- Hangul: 전우치
- Hanja: 田禹治
- RR: Jeon Uchi
- MR: Chŏn Uch'i

Art name
- Hangul: 우사
- Hanja: 羽士
- RR: Usa
- MR: Usa

= Chŏn Uch'i =

Korean Taoist scholar (fl. 15th–16th centuries)

Chŏn Uch'i ( 15th and 16th centuries) was a Taoist scholar during the Joseon dynasty of Korea. He is known by many as the most prominent "historical Taoist sorcerer" in Korean history, and a representative trickster from old Korean literature. His art name was Usa, which means "featherman". Though he was a Taoist heretic, he studied Confucianism under Sŏ Kyŏngdŏk.

==Stories about his historical centurys and legend life==
According to the Complete Works from Azure Residence by Yi Deok-moo, when Chŏn was very young, he went to a mountain temple to study in solitude. One day, the rice wine which was brewed at the temple vanished. The monks scolded Chŏn, accusing him of drinking it. Chŏn was aggrieved and upset, so he decided to hunt down the true culprit. He waited beside the wine jugs until twilight. At dusk, a nine-tailed fox came out from the forest and drank the wine until she was drunk. Chŏn jumped out and tied her up with some rope. The fox offered him her grimoire if he would release her. Chŏn accepted that and became a sorcerer through studying the fox's grimoire.

In another version of the story from one the Ilsamungo-version of the Chŏn Uch'i chŏn, young Chŏn and a fox (who was shaped like a woman) loved each other. One day while they kissed each other, the fox's magical marble went into Chŏn's mouth, and he swallowed it. Then she, abashed, ran away and he absorbed the marble's power, becoming a sorcerer.

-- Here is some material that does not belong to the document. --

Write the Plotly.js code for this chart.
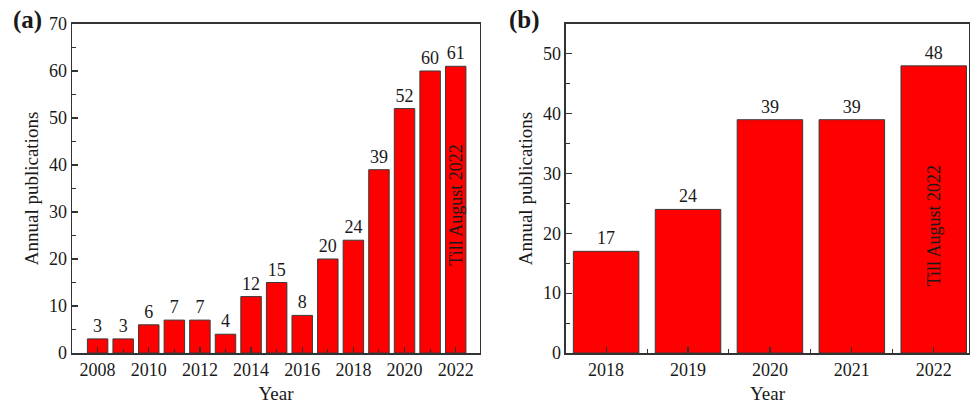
<!DOCTYPE html>
<html>
<head>
<meta charset="utf-8">
<script src="https://cdn.plot.ly/plotly-3.0.1.min.js"></script>
<style>
  html, body { margin: 0; padding: 0; background: #fff; }
  #chart { width: 976px; height: 410px; }
</style>
</head>
<body>
<div id="chart"></div>
<script>
// Annual publications, 2008–2022 (panel a)
const yearsA = [2008, 2009, 2010, 2011, 2012, 2013, 2014, 2015, 2016, 2017, 2018, 2019, 2020, 2021, 2022];
const pubsA  = [3, 3, 6, 7, 7, 4, 12, 15, 8, 20, 24, 39, 52, 60, 61];

// Annual publications, 2018–2022 (panel b)
const yearsB = [2018, 2019, 2020, 2021, 2022];
const pubsB  = [17, 24, 39, 39, 48];

const partialNote = 'Till August 2022';
const panelLabels = ['(a)', '(b)'];

const FONT = "'Liberation Serif', 'Times New Roman', serif";
const INK = '#1a1a1a';
const LINE = '#333';
const RED = '#ff0000';

function barTrace(x, y, xa, ya) {
  return {
    type: 'bar',
    x: x, y: y,
    xaxis: xa, yaxis: ya,
    width: 0.8,
    marker: { color: RED, line: { color: '#3a3a3a', width: 1 } },
    text: y.map(String),
    textposition: 'outside',
    textfont: { family: FONT, size: 18, color: INK },
    cliponaxis: false,
    hoverinfo: 'x+y'
  };
}

const baseAxis = {
  showline: true, mirror: true, linecolor: LINE, linewidth: 1.5,
  ticks: 'inside', ticklen: 6, tickwidth: 1.2, tickcolor: LINE,
  showgrid: false, zeroline: false,
  tickfont: { family: FONT, size: 18, color: INK },
  fixedrange: true
};

const layout = {
  width: 976, height: 410,
  margin: { l: 0, r: 0, t: 0, b: 0 },
  paper_bgcolor: '#fff', plot_bgcolor: '#fff',
  showlegend: false,
  bargap: 0.2,
  font: { family: FONT, color: INK },
  xaxis: Object.assign({}, baseAxis, {
    domain: [0.0738, 0.4918], anchor: 'y',
    range: [2007, 2022.95],
    tickmode: 'linear', tick0: 2008, dtick: 2,
    minor: { ticks: 'inside', ticklen: 4, tickwidth: 1, tickcolor: LINE, dtick: 1, tick0: 2008 },
    title: { text: 'Year', font: { family: FONT, size: 19, color: INK }, standoff: 7 }
  }),
  yaxis: Object.assign({}, baseAxis, {
    domain: [0.139, 0.9415], anchor: 'x',
    range: [0, 70], dtick: 10,
    minor: { ticks: 'inside', ticklen: 4, tickwidth: 1, tickcolor: LINE, dtick: 5 },
    title: { text: 'Annual publications', font: { family: FONT, size: 19, color: INK }, standoff: 5 }
  }),
  xaxis2: Object.assign({}, baseAxis, {
    domain: [0.5799, 0.9928], anchor: 'y2',
    range: [2017.51, 2022.43],
    tickmode: 'linear', tick0: 2018, dtick: 1,
    minor: { ticks: 'inside', ticklen: 4, tickwidth: 1, tickcolor: LINE, dtick: 0.5, tick0: 2018 },
    title: { text: 'Year', font: { family: FONT, size: 19, color: INK }, standoff: 7 }
  }),
  yaxis2: Object.assign({}, baseAxis, {
    domain: [0.139, 0.9415], anchor: 'x2',
    range: [0, 55], dtick: 10,
    minor: { ticks: 'inside', ticklen: 4, tickwidth: 1, tickcolor: LINE, dtick: 5 },
    title: { text: 'Annual publications', font: { family: FONT, size: 19, color: INK }, standoff: 5 }
  }),
  annotations: [
    { xref: 'x', yref: 'y', x: yearsA[yearsA.length - 1], y: 31.5,
      text: partialNote, textangle: -90, showarrow: false,
      font: { family: FONT, size: 18, color: INK } },
    { xref: 'x2', yref: 'y2', x: yearsB[yearsB.length - 1], y: 21.3,
      text: partialNote, textangle: -90, showarrow: false,
      font: { family: FONT, size: 18, color: INK } },
    { xref: 'paper', yref: 'paper', x: 0.0285, y: 0.952, xanchor: 'center', yanchor: 'middle',
      text: '<b>' + panelLabels[0] + '</b>', showarrow: false,
      font: { family: FONT, size: 25, color: INK } },
    { xref: 'paper', yref: 'paper', x: 0.537, y: 0.952, xanchor: 'center', yanchor: 'middle',
      text: '<b>' + panelLabels[1] + '</b>', showarrow: false,
      font: { family: FONT, size: 25, color: INK } }
  ]
};

Plotly.newPlot('chart', [
  barTrace(yearsA, pubsA, 'x', 'y'),
  barTrace(yearsB, pubsB, 'x2', 'y2')
], layout, { displayModeBar: false, staticPlot: true });
</script>
</body>
</html>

According to the Unofficial History of the East Land, one day between 1522 and 1566, Yi Kil's farm (which is in today's Bupyeong District) was suffering from an epidemic, and Yi's serfs and neighbors were ill in bed. Then Chŏn visited Yi and expelled a disease.

==Death==
As he was Taoist heretic, if not anarchistic, there are some legends that Chŏn opposed the Joseon dynastic government and the king. By one account, he ended up with being arrested and put to death by execution. Some time later, Ch'a Sik, who was Chŏn's alumnus under Sŏ Kyŏngdŏk, was visited by Chŏn. Chŏn borrowed Cha Anthology of Du Fu and went away. Cha had known nothing about Chŏn's death, so he talked about this to other alumni. Surprised, they dig up Chŏn's tomb and opened the coffin to find there was no body.

== Popular culture ==
- Portrayed by Kang Dong-won in the 2009 film Jeon Woo-chi: The Taoist Wizard.
- Portrayed by Cha Tae-hyun in the 2012–2013 KBS2 TV series Jeon Woo-chi.
- Portrayed by Lee Se-chang in the 2016 MBC TV series The Flower in Prison.